Last night, Kitsap Bank’s fifth annual edg3 Fund Live event took place at the Kitsap Conference Center in Bremerton. Each year, the event features five finalist small businesses that compete against one another on to win $20,000.

The competition is meant to reward local entrepreneurs committed to growing the community economically, socially, and environmentally. The 2018 finalists were Kodama Farm and Food Forest in Chimacum, Compost Manufacturing Alliance in Port Orchard, HandiMaps in Tacoma, Wood Orginals in Bremerton, and Sequim Bee Farm in Port Angeles.

Sequim Bee Farm accepting the $20,000 edg3 FUND grand prize. Courtesy Kitsap Bank.

All of these small businesses have committed themselves in some way to a sustainable future, which they each expressed through a video commercial, a presentation, and a Q&A session with the judges.

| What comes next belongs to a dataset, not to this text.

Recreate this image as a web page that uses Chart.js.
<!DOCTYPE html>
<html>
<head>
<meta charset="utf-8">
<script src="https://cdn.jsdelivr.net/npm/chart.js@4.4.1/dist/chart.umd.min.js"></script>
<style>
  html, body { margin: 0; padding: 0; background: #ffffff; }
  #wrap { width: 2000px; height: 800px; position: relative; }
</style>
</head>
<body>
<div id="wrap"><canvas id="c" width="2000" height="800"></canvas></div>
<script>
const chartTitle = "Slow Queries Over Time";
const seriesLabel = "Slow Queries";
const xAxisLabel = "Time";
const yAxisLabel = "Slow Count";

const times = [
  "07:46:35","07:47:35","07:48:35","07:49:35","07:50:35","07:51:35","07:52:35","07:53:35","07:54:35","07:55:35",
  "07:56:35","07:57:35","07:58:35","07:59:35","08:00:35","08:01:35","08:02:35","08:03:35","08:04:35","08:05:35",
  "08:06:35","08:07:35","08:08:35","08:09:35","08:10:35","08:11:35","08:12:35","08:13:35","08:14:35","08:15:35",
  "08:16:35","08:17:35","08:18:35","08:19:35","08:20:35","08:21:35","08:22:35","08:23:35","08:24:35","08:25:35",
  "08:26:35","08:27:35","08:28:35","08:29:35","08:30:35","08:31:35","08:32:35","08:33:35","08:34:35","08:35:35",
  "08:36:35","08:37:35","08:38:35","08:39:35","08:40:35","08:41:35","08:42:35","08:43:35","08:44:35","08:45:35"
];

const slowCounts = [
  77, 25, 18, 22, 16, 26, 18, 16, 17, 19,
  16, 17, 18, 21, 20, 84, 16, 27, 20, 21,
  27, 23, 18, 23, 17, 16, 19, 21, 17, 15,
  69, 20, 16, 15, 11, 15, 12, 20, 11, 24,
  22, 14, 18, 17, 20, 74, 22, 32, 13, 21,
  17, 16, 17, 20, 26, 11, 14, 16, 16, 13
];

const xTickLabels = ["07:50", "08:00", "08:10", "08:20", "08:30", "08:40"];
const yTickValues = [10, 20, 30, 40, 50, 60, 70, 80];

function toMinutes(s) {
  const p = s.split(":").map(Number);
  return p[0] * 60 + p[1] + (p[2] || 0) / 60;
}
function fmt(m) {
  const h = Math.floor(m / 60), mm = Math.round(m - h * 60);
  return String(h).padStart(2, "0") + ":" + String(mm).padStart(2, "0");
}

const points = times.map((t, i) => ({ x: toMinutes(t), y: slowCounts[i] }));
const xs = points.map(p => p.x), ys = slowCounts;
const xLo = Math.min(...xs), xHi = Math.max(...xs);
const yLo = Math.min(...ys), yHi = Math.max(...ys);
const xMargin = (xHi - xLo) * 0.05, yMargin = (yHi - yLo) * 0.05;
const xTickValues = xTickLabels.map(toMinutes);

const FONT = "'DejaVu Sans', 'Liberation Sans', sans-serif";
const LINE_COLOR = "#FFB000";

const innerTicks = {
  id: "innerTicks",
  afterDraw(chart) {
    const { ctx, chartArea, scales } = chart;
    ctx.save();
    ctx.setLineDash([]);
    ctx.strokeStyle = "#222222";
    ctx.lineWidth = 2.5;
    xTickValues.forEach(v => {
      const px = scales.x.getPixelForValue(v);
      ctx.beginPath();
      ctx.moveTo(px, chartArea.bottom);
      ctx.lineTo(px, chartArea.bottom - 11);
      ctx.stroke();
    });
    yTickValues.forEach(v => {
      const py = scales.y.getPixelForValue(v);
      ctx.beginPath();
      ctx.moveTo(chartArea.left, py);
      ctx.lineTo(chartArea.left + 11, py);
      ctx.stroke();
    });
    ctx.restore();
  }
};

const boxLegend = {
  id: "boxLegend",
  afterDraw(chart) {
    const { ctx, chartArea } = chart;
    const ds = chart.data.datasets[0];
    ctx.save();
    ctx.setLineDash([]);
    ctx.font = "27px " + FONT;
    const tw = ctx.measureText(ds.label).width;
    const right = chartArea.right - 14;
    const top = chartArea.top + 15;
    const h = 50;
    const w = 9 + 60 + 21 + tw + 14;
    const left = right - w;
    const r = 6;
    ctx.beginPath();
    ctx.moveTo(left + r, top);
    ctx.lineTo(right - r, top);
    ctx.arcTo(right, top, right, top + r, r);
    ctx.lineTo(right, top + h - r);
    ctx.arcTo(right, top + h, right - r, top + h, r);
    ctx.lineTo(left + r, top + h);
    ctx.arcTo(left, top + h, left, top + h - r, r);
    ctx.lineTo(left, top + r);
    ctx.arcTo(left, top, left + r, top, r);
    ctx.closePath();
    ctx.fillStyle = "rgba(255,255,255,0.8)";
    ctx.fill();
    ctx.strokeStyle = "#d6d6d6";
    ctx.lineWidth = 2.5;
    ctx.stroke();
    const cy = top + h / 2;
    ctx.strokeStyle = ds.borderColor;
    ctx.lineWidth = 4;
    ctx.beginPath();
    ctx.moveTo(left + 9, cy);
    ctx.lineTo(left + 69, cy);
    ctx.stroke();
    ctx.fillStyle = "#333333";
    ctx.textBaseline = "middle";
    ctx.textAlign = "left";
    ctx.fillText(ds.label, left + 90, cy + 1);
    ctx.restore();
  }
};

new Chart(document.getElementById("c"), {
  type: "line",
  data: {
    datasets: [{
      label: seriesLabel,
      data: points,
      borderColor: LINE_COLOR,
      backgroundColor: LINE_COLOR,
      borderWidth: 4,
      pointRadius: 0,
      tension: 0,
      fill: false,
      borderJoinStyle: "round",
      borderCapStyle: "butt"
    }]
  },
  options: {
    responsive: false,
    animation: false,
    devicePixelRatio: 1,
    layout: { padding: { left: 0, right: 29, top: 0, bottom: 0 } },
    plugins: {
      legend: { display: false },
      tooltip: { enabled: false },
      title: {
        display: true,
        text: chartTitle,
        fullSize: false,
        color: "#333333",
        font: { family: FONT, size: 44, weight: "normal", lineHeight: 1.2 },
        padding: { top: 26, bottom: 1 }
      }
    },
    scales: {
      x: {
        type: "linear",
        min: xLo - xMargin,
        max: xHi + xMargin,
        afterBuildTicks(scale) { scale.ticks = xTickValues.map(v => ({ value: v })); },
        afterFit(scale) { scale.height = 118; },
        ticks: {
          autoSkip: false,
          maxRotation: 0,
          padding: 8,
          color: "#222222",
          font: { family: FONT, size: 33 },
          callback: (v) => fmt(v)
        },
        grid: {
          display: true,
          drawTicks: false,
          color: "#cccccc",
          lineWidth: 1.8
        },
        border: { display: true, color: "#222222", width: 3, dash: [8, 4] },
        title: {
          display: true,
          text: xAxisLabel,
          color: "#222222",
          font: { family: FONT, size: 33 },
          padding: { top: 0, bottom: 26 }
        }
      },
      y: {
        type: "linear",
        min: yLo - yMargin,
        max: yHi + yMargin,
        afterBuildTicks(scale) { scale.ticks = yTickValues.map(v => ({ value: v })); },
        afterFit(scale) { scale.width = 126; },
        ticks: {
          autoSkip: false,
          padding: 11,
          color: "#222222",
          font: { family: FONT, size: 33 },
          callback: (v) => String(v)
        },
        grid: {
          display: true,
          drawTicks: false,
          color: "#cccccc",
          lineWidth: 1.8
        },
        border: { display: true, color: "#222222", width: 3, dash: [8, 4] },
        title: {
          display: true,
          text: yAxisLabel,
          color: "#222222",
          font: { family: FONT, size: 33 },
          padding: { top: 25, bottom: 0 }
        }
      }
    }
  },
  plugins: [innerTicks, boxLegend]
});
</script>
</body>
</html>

While judges deliberated, we heard from keynote speaker Whitney Keyes, who spoke about the qualities of a social entrepreneur and highlighted several local businesses tackling social issues while making a profit.

Lisa Stirrett, who designed lovely glass awards for each of the five finalists, also spoke about her experience raising money for business loans for women in Burkina Faso.

The evening was capped with the announcement of the $5,000 Community edg3 Award, which went to semi-finalist Dragonfly Cinema, and the announcement of the winner of the $20,000 edg3 Fund Prize: Sequim Bee Farm.

“We employ 2.3 million (bees),” said Meg Depew, one of the owners of Sequim Bee Farm. “We’re a small family-run apiary and our mission is to protect and care for the bees, produce exceptional raw honey, and educate others about bees.”

Depew noted that, while the business is doing extremely well, the equipment they use — which hasn’t changed much in the past 80 years — can’t keep up with the efficient work of their bees. The award will help Depew and her husband update the equipment and run their business more efficiently.